Il finale di Watershed sorprende quasi quanto l’inizio, con una breve Hex Omega densa di contenuti ed originale rispetto alla classica produzione rivisitata nell’album; ciò che colpisce positivamente è comunque la coesione interna e l’omogeneità che gli Opeth sono riusciti a trasmettere a Watershed, opera che potrà davvero fungere da spartiacque anche nella carriera discografica degli svedesi.
In definitiva Watershed è un viaggio da scoprire in tutte le sue parti ascolto dopo ascolto, un viaggio che non deluderà chi si dimostrava scettico sul nuovo corso degli Opeth in Roadrunner, un viaggio che non è accompagnato dai testi del booklet, troppo intimi secondo Mikael per essere pubblicati.

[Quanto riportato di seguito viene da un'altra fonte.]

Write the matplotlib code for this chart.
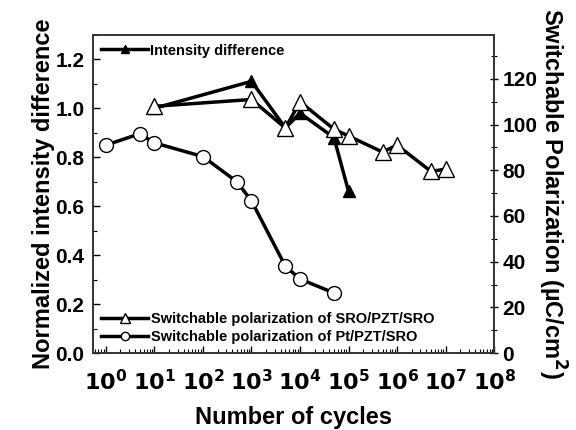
import matplotlib
matplotlib.use("Agg")
import matplotlib.pyplot as plt
from matplotlib.ticker import MultipleLocator, LogLocator, NullFormatter

plt.rcParams['font.family'] = ['Liberation Sans', 'DejaVu Sans']
plt.rcParams['font.weight'] = 'bold'

# intensity difference (left axis)
cyc_int = [1e1, 1e3, 5e3, 1e4, 5e4, 1e5]
int_diff = [1.0, 1.11, 0.92, 0.98, 0.88, 0.66]

# switchable polarization SRO/PZT/SRO (right axis)
cyc_sro = [1e1, 1e3, 5e3, 1e4, 5e4, 1e5, 5e5, 1e6, 5e6, 1e7]
pol_sro = [108, 111, 98.5, 110, 98, 95, 88, 91, 79.5, 80.5]

# switchable polarization Pt/PZT/SRO (right axis)
cyc_pt = [1, 5, 1e1, 1e2, 5e2, 1e3, 5e3, 1e4, 5e4]
pol_pt = [91, 96, 92, 86, 75, 66.6, 38, 32.4, 26.3]

xticks = [10**i for i in range(9)]
xlabels = [f"$\\mathbf{{10^{{{i}}}}}$" for i in range(9)]

fig = plt.figure(figsize=(5.76, 4.3), dpi=100)
ax = fig.add_axes([0.161, 0.179, 0.697, 0.74])
ax2 = ax.twinx()

lw = 2.5
l1, = ax.plot(cyc_int, int_diff, color='black', lw=lw, marker='^', ms=9,
              mfc='black', mec='black', label='Intensity difference', zorder=3)
l2, = ax2.plot(cyc_sro, pol_sro, color='black', lw=lw, marker='^', ms=11,
               mfc='white', mec='black', mew=1.0,
               label='Switchable polarization of SRO/PZT/SRO', zorder=4)
l3, = ax2.plot(cyc_pt, pol_pt, color='black', lw=lw, marker='o', ms=10,
               mfc='white', mec='black', mew=1.0,
               label='Switchable polarization of Pt/PZT/SRO', zorder=4)

ax.set_xscale('log')
ax.set_xlim(10**-0.27, 1e8)
ax.set_ylim(0, 1.3)
ax2.set_ylim(0, 139.3)

ax.set_xticks(xticks)
ax.set_xticklabels(xlabels)
ax.xaxis.set_minor_locator(LogLocator(base=10, subs=range(2, 10), numticks=20))
ax.xaxis.set_minor_formatter(NullFormatter())
ax.yaxis.set_major_locator(MultipleLocator(0.2))
ax.yaxis.set_minor_locator(MultipleLocator(0.1))
ax2.yaxis.set_major_locator(MultipleLocator(20))
ax2.yaxis.set_minor_locator(MultipleLocator(10))
ax.yaxis.set_major_formatter(plt.FormatStrFormatter('%.1f'))

ax.tick_params(axis='y', which='major', direction='in', length=5, width=1, labelsize=15, pad=6)
ax.tick_params(axis='x', which='major', direction='in', length=5, width=1, labelsize=16, pad=12)
ax.tick_params(axis='both', which='minor', direction='in', length=3, width=0.8)
ax.tick_params(axis='x', top=False, which='both')
ax2.tick_params(axis='y', which='major', direction='inout', length=6, width=1, labelsize=15, pad=3)
ax2.tick_params(axis='y', which='minor', direction='inout', length=4, width=0.8)

for a in (ax, ax2):
    for s in a.spines.values():
        s.set_linewidth(1.2)
        s.set_color('#333333')

ax.set_xlabel('Number of cycles', fontsize=17, fontweight='bold', labelpad=8)
ax.set_ylabel('Normalized intensity difference', fontsize=17, fontweight='bold', labelpad=0)
ax2.set_ylabel('Switchable Polarization (µC/cm$^\\mathbf{2}$)', fontsize=17,
               fontweight='bold', rotation=270, labelpad=22)

leg1 = ax2.legend(handles=[l1], loc='upper left', frameon=False, fontsize=10.5,
                  handlelength=3.2, handletextpad=0.1, borderaxespad=0.2,
                  markerscale=0.7)
ax2.add_artist(leg1)
ax2.legend(handles=[l2, l3], loc='lower left', frameon=False, fontsize=10.5,
           handlelength=3.2, handletextpad=0.2, borderaxespad=0.2, labelspacing=0.3,
           markerscale=0.6)

fig.savefig('out.png', dpi=100)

Sebbene lo stile presentato in Watershed sia il tipico sound Opeth, costruito con cura e professionalità fin dall’uscita di My Arms, Your Hearse, la band mostra un profilo superiore rispetto a quello di tutte le altre realtà della scena Metal attuale. Considerando poi tutte le vicissitudini che hanno fatto da cornice alla composizione di Watershed, si deve osservare come la sensibilità di Mikael Åkerfeldt superi ancora i limiti imposti dalle leggi del mercato musicale, la cui logica non è mai stata gradita da una band (o da un cantautore) ancora in cerca di conferme.